I have been researching and brainstorming (drizzling?), I see that the test nav message that has been broadcasting on L5 is set to "unhealthy".
I was wondering if there is any way to set the Trimble system to use the signal regardless of the unhealthy status? Am currently only interested for testing purposes.
We have a bevy of R10s, and as far as I can tell, the L2C signal currently doesn't provide any noticeable benefit. If anything I think it actually degrades the performance of the "HD Surveying" engine compared to our R8 model 3s. My crews have all said that in practice they see no benefit from the R10s technical difference, and from my own experience I am inclined to agree. If anything with the loss of the whole fix/float system it mostly only seems to lie more and overstate accuracy. At least in the old days you knew to suspect and check/verify if the fix was iffy.
I thought the navigation signal was for the position of the satellite, as such all signals, L1, L2 and L5 should come from the same location in space.
I have no L5 capable receivers so I am not up to date on any of the specifics.
Paul in PA
R8 model 3 receivers also track L2C, it's a setting in the survey style regardless of whether it's an R8 or R10, and it has to be set the same on the base and rover. In theory the L2C signal enables the processor to better reconstruct the incoming L2 carrier phase, which improves RTK significantly. I've been using it for ten years.
My experience is that the error estimates from the R10 are much more accurate than the R8, especially in challenging conditions.
You might be able to force L5 - I haven't tried it - but there's no benefit until there are enough satellites and they're set healthy.
Lee D, post: 358001, member: 7971 wrote: R8 model 3 receivers also track L2C, it's a setting in the survey style regardless of whether it's an R8 or R10, and it has to be set the same on the base and rover. In theory the L2C signal enables the processor to better reconstruct the incoming L2 carrier phase, which improves RTK significantly. I've been using it for ten years.
My experience is that the error estimates from the R10 are much more accurate than the R8, especially in challenging conditions.
You might be able to force L5 - I haven't tried it - but there's no benefit until there are enough satellites and they're set healthy.
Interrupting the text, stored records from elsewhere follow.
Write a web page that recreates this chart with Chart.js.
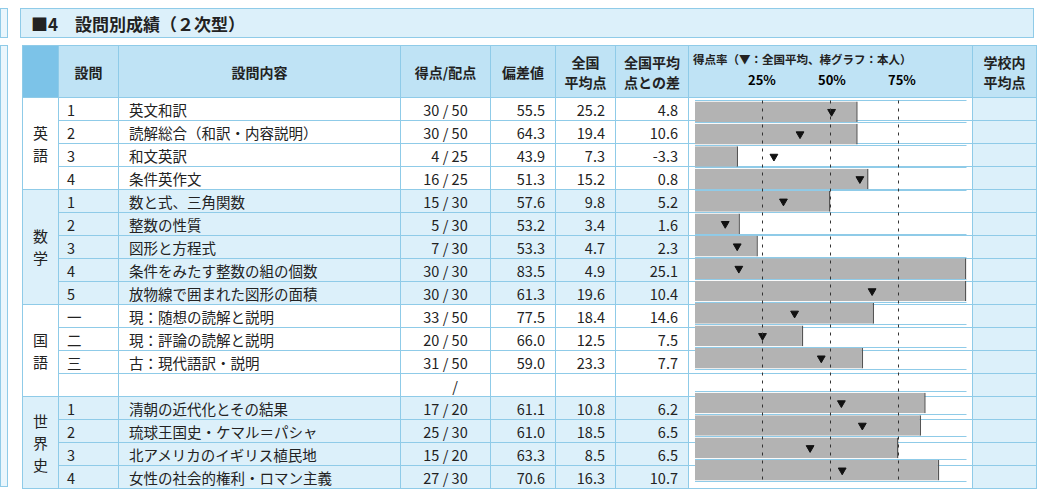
<!DOCTYPE html>
<html><head><meta charset="utf-8">
<script src="https://cdn.jsdelivr.net/npm/chart.js@4/dist/chart.umd.min.js"></script>
<style>
body{margin:0;width:1056px;height:490px;background:#fff;font-family:"Noto Sans CJK JP","Noto Sans",sans-serif;overflow:hidden;position:relative}
#title{position:absolute;left:20px;top:8px;width:1014px;height:30px;background:#dcf0fa;border:1px solid #8fcbe8;font-size:17px;font-weight:bold;line-height:30px;padding-left:10px;box-sizing:border-box;color:#222}
.strip{position:absolute;left:0;width:6px;border:1px solid #8fcbe8;background:#eaf6fc}
table{position:absolute;left:22px;top:45px;border-collapse:collapse;table-layout:fixed;font-size:14.5px;color:#222}
td,th{border:1px solid #8fcbe8;padding:0;height:22px;white-space:nowrap;overflow:hidden}
th{background:#bfe3f5;font-size:14px;font-weight:bold;height:48px;line-height:20px}
.b{background:#dcf0fa}
.g{text-align:center;line-height:22px;font-size:15px}
.n{padding-left:8px}.c{padding-left:10px}.s{text-align:center}.r{text-align:right;padding-right:10px}
.sc{background:#dcf0fa}
#cv{position:absolute;left:689px;top:95px;width:283px;height:392px}
.pl{position:absolute;top:70px;font-size:13px;font-weight:bold}
</style></head><body>
<div class="strip" style="top:8px;height:28px"></div>
<div class="strip" style="top:45px;height:440px"></div>
<div id="title">■4　設問別成績（２次型）</div>
<table id="t">
<colgroup><col style="width:36px"><col style="width:60px"><col style="width:282px"><col style="width:90px"><col style="width:65px"><col style="width:60px"><col style="width:73px"><col style="width:284px"><col style="width:64px"></colgroup>
<thead><tr><th style="background:#7cc3e8"></th><th>設問</th><th>設問内容</th><th>得点/配点</th><th>偏差値</th><th>全国<br>平均点</th><th>全国平均<br>点との差</th><th style="vertical-align:top;font-size:11.5px;text-align:left;padding-left:4px;padding-top:3px">得点率（▼：全国平均、棒グラフ：本人）</th><th>学校内<br>平均点</th></tr></thead>
<tbody id="tb"></tbody></table>
<div class="pl" style="left:748px">25%</div><div class="pl" style="left:818px">50%</div><div class="pl" style="left:888px">75%</div>
<canvas id="cv" width="283" height="392"></canvas>
<script>
const subjects=["英語","数学","国語","世界史"];
const subjectRows=[4,5,4,4];
const subjectBlue=[false,true,false,true];
const qNo=["1","2","3","4","1","2","3","4","5","一","二","三","","1","2","3","4"];
const contents=["英文和訳","読解総合（和訳・内容説明）","和文英訳","条件英作文","数と式、三角関数","整数の性質","図形と方程式","条件をみたす整数の組の個数","放物線で囲まれた図形の面積","現：随想の読解と説明","現：評論の読解と説明","古：現代語訳・説明","","清朝の近代化とその結果","琉球王国史・ケマル＝パシャ","北アメリカのイギリス植民地","女性の社会的権利・ロマン主義"];
const scores=["30","30","4","16","15","5","7","30","30","33","20","31","","17","25","15","27"];
const maxScores=["50","50","25","25","30","30","30","30","30","50","50","50","","20","30","20","30"];
const deviation=["55.5","64.3","43.9","51.3","57.6","53.2","53.3","83.5","61.3","77.5","66.0","59.0","","61.1","61.0","63.3","70.6"];
const natAvg=["25.2","19.4","7.3","15.2","9.8","3.4","4.7","4.9","19.6","18.4","12.5","23.3","","10.8","18.5","8.5","16.3"];
const diff=["4.8","10.6","-3.3","0.8","5.2","1.6","2.3","25.1","10.4","14.6","7.5","7.7","","6.2","6.5","6.5","10.7"];
const rate=[60,60,16,64,50,16.7,23.3,100,100,66,40,62,null,85,83.3,75,90];
const natRate=[50.4,38.8,29.2,60.8,32.7,11.3,15.7,16.3,65.3,36.8,25,46.6,null,54,61.7,42.5,54.3];

let html="",i=0;
subjects.forEach((s,k)=>{for(let j=0;j<subjectRows[k];j++,i++){
 const cls=subjectBlue[k]?' class="b"':'';
 html+=`<tr${cls}>`;
 if(j===0)html+=`<td rowspan="${subjectRows[k]}" class="g">${s.split("").join("<br>")}</td>`;
 html+=`<td class="n">${qNo[i]}</td><td class="c">${contents[i]}</td><td class="s">${scores[i]?scores[i].padStart(2,"\u2007"):"\u2007\u2007"} / ${maxScores[i]}</td><td class="r">${deviation[i]}</td><td class="r">${natAvg[i]}</td><td class="r">${diff[i]}</td><td style="background:#fff"></td><td class="sc"></td></tr>`;
}});
document.getElementById("tb").innerHTML=html;

const labels=qNo.map((q,k)=>k);
new Chart(document.getElementById("cv"),{
 data:{labels,datasets:[
  {type:"line",data:natRate,showLine:false,pointStyle:"triangle",rotation:180,radius:4.5,backgroundColor:"#111",borderColor:"#111",indexAxis:"y",order:0},
  {type:"bar",data:rate,backgroundColor:"#b3b3b3",borderColor:"#555",borderWidth:{right:1.5,top:0,bottom:0,left:0},barPercentage:1,categoryPercentage:0.92,indexAxis:"y",order:1}
 ]},
 options:{indexAxis:"y",responsive:false,animation:false,
  layout:{padding:0},
  plugins:{legend:{display:false},tooltip:{enabled:false}},
  scales:{
   x:{min:0,max:100,display:true,ticks:{display:false,stepSize:25},border:{display:false,dash:[3,5]},
      grid:{drawTicks:false,z:1,color:c=>(c.tick&&c.tick.value>0&&c.tick.value<100)?"#333":"rgba(0,0,0,0)",lineWidth:1}},
   y:{display:true,ticks:{display:false},border:{display:false},grid:{offset:true,drawTicks:false,color:"#8fcbe8"}}
  }}
});
</script>
</body></html>
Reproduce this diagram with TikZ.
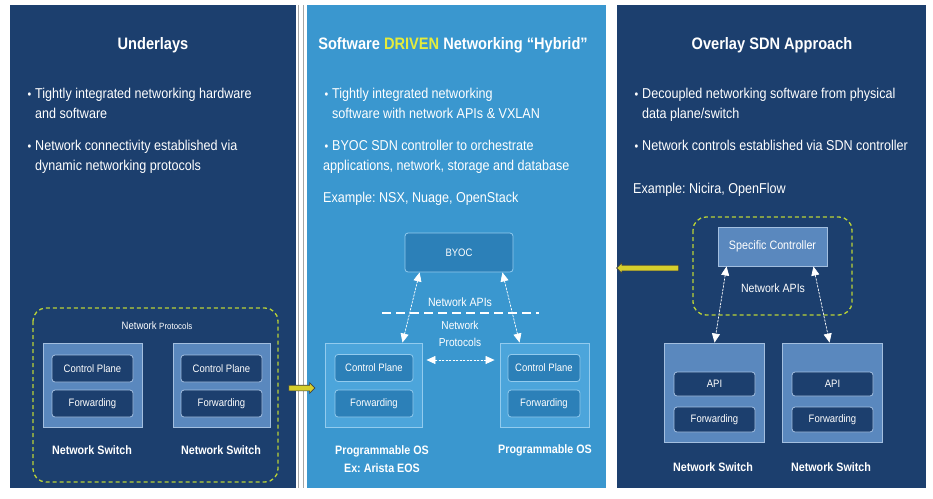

Given the way some rave about the R10 I'm inclined to believe we must have some settings wrong somewhere. I say that with some doubt, though, as we have been using Trimble gear, and their GPS/GNSS exclusively, for over ten years now. We are pretty knowledgeable about this/that checkbox. What I think may be off, though, are some internal settings. I have a couple of guys that are even well versed in configuring them with their laptops, though. I say they may be configured incorrectly somehow because some setting or other is almost always wrong when they are delivered. More than a couple of times the dealer hasn't "installed the channels" for the radio yet. This has become the first thing we check.
Using planning software I see several times through the week that there are enough L5 SVs to run checks, and/or plan adverse condition work - if I could force the receiver to use the signal (if it proves valid...).
I haven't done it yet, but the first thing I'd do is log L5 data to a static file, convert to RINEX, and take a look at it. I don't see how it could hurt to use it for RTK - if the satellite is set unhealthy the receiver will see that. But I did have some issues with L2C when it was new, I remember needing to leave it off for a long time. So I'm holding off on L5 until I hear that it's healthy and stable.
Some of our crews didn't like the R10 at first because the error estimates are more realistic - they were used to the R8 lying to them lol. But our overall experience has been that it's a better box.